PhD Thesis Proposal: Phyo Aung Kyaw

Thursday, March 22, 2018, 10:00am

Room 202, Cummings Hall

“Efficient Power-Dense Passive Components for Next-Generation High-Frequency Power Conversion”


Advancements in energy systems and electric vehicles have increased demands for efficient and compact power electronics. High-frequency operation is important for improving the power density and miniaturization of switching power converters because of reduced energy storage requirement and better transient performance. Wide-bandgap semiconductors allows for efficient high-frequency switching, but full realization of their potential in power electronics requires efficient high-power high-frequency passive components. Magnetic components such as inductors and transformers, due to their frequency-dependent losses, are increasingly the main bottleneck in improvement of switching converter power density.

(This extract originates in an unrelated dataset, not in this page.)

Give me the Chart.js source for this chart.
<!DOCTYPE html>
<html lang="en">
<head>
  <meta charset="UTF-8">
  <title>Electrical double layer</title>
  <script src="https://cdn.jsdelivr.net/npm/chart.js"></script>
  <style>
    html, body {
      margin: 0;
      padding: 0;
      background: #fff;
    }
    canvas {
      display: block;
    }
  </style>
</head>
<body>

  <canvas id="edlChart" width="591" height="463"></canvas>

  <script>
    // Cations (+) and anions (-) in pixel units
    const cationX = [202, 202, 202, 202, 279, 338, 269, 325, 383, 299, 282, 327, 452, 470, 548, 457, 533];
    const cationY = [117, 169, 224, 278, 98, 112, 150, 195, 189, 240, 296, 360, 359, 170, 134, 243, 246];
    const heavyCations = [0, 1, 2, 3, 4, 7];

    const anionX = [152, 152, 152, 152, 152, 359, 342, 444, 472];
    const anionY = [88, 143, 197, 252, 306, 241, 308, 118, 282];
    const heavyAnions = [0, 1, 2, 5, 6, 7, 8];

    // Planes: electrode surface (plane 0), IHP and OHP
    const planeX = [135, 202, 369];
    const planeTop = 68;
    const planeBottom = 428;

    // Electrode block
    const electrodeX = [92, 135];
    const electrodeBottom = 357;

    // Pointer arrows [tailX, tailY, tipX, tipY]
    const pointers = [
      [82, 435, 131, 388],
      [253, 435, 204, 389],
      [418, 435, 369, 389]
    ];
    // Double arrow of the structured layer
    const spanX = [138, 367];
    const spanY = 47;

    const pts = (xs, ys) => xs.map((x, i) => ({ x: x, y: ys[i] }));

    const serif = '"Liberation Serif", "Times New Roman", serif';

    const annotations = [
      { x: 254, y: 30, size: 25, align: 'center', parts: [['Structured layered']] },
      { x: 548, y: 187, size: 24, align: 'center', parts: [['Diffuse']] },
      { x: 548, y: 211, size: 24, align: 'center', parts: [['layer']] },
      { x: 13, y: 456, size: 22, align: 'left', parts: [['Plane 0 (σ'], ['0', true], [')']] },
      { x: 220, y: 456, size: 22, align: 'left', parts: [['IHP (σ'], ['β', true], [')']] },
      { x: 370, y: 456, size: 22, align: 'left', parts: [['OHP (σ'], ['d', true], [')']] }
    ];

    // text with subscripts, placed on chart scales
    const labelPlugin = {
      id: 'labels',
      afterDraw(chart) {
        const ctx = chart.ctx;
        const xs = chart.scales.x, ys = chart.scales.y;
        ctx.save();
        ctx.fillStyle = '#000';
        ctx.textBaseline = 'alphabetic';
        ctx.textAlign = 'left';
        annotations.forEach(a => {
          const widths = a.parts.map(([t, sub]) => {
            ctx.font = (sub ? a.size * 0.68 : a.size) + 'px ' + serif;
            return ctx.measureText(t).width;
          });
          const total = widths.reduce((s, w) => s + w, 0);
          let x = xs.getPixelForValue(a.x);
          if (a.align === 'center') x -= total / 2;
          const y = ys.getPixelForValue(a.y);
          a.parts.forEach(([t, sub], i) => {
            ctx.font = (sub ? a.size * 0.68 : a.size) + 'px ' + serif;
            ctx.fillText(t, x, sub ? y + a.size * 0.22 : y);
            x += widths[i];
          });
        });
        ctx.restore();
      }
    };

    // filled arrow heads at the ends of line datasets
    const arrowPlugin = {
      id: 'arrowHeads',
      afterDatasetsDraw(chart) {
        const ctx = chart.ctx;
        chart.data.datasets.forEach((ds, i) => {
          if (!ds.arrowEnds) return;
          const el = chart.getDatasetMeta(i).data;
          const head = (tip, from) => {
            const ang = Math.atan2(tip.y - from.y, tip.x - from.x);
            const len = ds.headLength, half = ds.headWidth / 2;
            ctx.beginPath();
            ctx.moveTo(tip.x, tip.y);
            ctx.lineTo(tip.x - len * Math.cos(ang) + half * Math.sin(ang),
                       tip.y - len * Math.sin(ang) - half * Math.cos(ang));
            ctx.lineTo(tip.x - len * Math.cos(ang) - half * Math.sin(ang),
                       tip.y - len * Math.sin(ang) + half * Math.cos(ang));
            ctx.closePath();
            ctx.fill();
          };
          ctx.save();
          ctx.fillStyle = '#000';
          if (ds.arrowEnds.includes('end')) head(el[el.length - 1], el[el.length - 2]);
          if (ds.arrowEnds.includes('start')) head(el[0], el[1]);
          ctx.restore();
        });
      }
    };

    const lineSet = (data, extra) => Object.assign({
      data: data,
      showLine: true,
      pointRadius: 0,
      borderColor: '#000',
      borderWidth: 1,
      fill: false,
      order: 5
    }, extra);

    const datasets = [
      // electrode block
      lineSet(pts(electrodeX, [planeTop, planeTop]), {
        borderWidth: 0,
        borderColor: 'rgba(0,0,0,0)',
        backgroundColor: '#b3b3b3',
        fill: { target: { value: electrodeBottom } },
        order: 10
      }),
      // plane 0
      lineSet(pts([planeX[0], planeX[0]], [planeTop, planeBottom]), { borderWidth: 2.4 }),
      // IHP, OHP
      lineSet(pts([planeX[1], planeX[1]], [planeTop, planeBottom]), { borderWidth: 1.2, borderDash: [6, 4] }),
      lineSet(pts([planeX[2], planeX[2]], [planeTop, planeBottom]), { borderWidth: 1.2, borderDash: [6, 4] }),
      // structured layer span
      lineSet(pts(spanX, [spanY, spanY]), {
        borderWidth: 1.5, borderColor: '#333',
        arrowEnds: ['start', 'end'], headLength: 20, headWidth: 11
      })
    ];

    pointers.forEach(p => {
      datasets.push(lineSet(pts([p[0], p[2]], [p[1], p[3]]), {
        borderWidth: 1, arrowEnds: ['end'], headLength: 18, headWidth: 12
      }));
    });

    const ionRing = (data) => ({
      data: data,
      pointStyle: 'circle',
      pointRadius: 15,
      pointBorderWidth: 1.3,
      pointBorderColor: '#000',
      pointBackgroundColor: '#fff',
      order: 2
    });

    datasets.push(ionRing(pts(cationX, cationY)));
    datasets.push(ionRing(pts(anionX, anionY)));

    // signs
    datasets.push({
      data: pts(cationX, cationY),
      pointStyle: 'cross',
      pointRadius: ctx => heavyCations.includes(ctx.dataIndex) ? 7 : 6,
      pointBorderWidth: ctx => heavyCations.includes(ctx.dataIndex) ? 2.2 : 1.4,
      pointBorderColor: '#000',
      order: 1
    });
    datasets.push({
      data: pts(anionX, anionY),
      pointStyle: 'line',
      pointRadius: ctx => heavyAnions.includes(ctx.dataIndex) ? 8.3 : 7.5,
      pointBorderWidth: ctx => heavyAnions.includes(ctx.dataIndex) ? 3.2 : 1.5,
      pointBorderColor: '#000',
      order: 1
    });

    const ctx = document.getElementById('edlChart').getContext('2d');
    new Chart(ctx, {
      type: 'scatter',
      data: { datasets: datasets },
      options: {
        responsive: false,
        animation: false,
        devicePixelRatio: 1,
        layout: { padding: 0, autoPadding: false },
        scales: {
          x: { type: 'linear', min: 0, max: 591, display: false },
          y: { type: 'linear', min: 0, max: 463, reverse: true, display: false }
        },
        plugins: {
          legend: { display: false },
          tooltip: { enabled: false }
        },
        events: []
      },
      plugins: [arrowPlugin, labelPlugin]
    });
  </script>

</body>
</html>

Although incremental improvements in magnetics, and passives in general, are enabling advances in power electronics, possibility for order-of-magnitude improvement merits consideration of the fundamental performance limits and exploration of alternative technologies. Analysis of various energy storage mechanisms indicates the potential of mechanical storage coupled with a piezoelectric transduction mechanism. Optimal designs of piezoelectric and electromagnetic resonant tanks, in some ideal scenarios, are capable of orders-of-magnitude higher power density than passive components in use today. Investigation of various practical limitations to these ideal scenarios can provide insight into possible improvement achievable by various technological development.

This process of assessing the fundamental performance limits, followed by examination of the impact of various practical limitations has resulted in development of high-performance resonant tank prototypes. First, an integrated LC resonator with a winding made of multiple layers of foil conductors demonstrates a 50% improvement in quality factor over a similar resonator with a single-layer winding. Second, an optimally designed integrated LC resonant tank, made of commercial Class I ceramic capacitors, has a sub-mΩ effective series resistance and incurs only 4.56 W loss, resulting in a power capability of 7.42 kW in a small 1.14 cm3 volume. The high performance means that a power converter utilizing these prototype resonators will be limited by the performance of switches and interconnects rather than by the passive component, and investigations of such limitations are topics for future research.